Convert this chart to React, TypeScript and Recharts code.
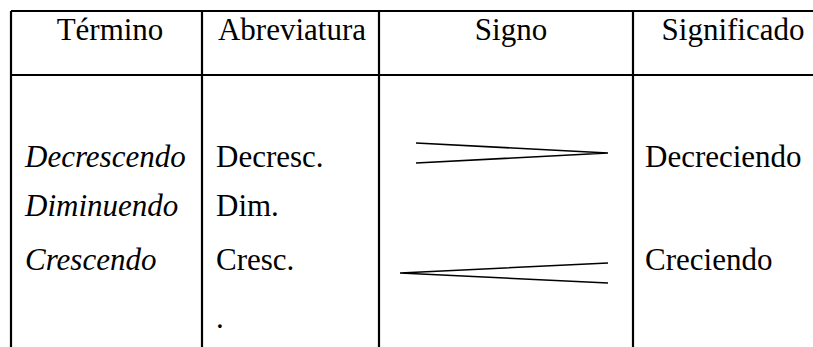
import React from "react";
import { ComposedChart, XAxis, YAxis, Line, Scatter, ReferenceLine } from "recharts";

const CHART_W = 813;
const CHART_H = 347;

// Table content
const headerLabels = ["Término", "Abreviatura", "Signo", "Significado"];
const headerCenters = [110, 292, 511, 733];
const headerBaseline = 40;

const termNames = ["Decrescendo", "Diminuendo", "Crescendo"];
const abbreviations = ["Decresc.", "Dim.", "Cresc.", "."];
const meanings = ["Decreciendo", "", "Creciendo"];
const rowBaselines = [167, 216, 270, 328];
const termColumnX = 25;
const abbrColumnX = 216;
const meaningColumnX = 645;

// Table rules (in chart units)
const columnRules = [11, 202, 379, 633];
const tableTop = 11;
const headerRule = 75;

// Hairpin signs
const decrescendoSign = [
  { x: 416, y: 143 },
  { x: 608, y: 153 },
  { x: 416, y: 163 },
];
const crescendoSign = [
  { x: 608, y: 263 },
  { x: 400, y: 273 },
  { x: 608, y: 283 },
];

type Cell = { x: number; y: number; text: string; italic?: boolean; anchor?: string };

const cells: Cell[] = [
  ...headerLabels.map((t, i) => ({ x: headerCenters[i], y: headerBaseline, text: t, anchor: "middle" })),
  ...termNames.map((t, i) => ({ x: termColumnX, y: rowBaselines[i], text: t, italic: true, anchor: "start" })),
  ...abbreviations.map((t, i) => ({ x: abbrColumnX, y: rowBaselines[i], text: t, anchor: "start" })),
  ...meanings
    .map((t, i) => ({ x: meaningColumnX, y: rowBaselines[i], text: t, anchor: "start" }))
    .filter((c) => c.text !== ""),
];

const SERIF = "'Liberation Serif', 'Times New Roman', 'DejaVu Serif', serif";

const TextShape = (props: any) => {
  const { cx, cy, payload } = props;
  if (cx == null || cy == null) return null;
  return (
    <text
      x={cx}
      y={cy}
      textAnchor={payload.anchor}
      style={{
        fontFamily: SERIF,
        fontSize: 31,
        fontStyle: payload.italic ? "italic" : "normal",
        fill: "#000",
      }}
    >
      {payload.text}
    </text>
  );
};

const RULE = { stroke: "#000", strokeWidth: 2.2, ifOverflow: "visible" as const };

export default function App() {
  return (
    <div style={{ position: "absolute", left: 0, top: 0, background: "#fff", fontFamily: SERIF }}>
      <ComposedChart
        width={CHART_W}
        height={CHART_H}
        margin={{ top: 0, right: 0, bottom: 0, left: 0 }}
        style={{ fontFamily: SERIF }}
      >
        <XAxis type="number" dataKey="x" domain={[0, CHART_W]} hide allowDataOverflow />
        <YAxis type="number" dataKey="y" domain={[0, CHART_H]} reversed hide allowDataOverflow />
        <ReferenceLine
          segment={[
            { x: columnRules[0], y: tableTop },
            { x: CHART_W, y: tableTop },
          ]}
          {...RULE}
        />
        <ReferenceLine
          segment={[
            { x: columnRules[0], y: headerRule },
            { x: CHART_W, y: headerRule },
          ]}
          {...RULE}
        />
        {columnRules.map((cx) => (
          <ReferenceLine
            key={cx}
            segment={[
              { x: cx, y: tableTop },
              { x: cx, y: CHART_H },
            ]}
            {...RULE}
          />
        ))}
        <Line
          data={decrescendoSign}
          dataKey="y"
          type="linear"
          stroke="#000"
          strokeWidth={1.6}
          dot={false}
          isAnimationActive={false}
        />
        <Line
          data={crescendoSign}
          dataKey="y"
          type="linear"
          stroke="#000"
          strokeWidth={1.6}
          dot={false}
          isAnimationActive={false}
        />
        <Scatter data={cells} dataKey="y" shape={<TextShape />} isAnimationActive={false} />
      </ComposedChart>
    </div>
  );
}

--------------------------------

Starting with the first line of the data above and ending with the line containing "const CHART_H = 347;", please restate every line exactly, leaving images out.

- FINISHED TASK -
Convert this chart to React, TypeScript and Recharts code.
import React from "react";
import { ComposedChart, XAxis, YAxis, Line, Scatter, ReferenceLine } from "recharts";

const CHART_W = 813;
const CHART_H = 347;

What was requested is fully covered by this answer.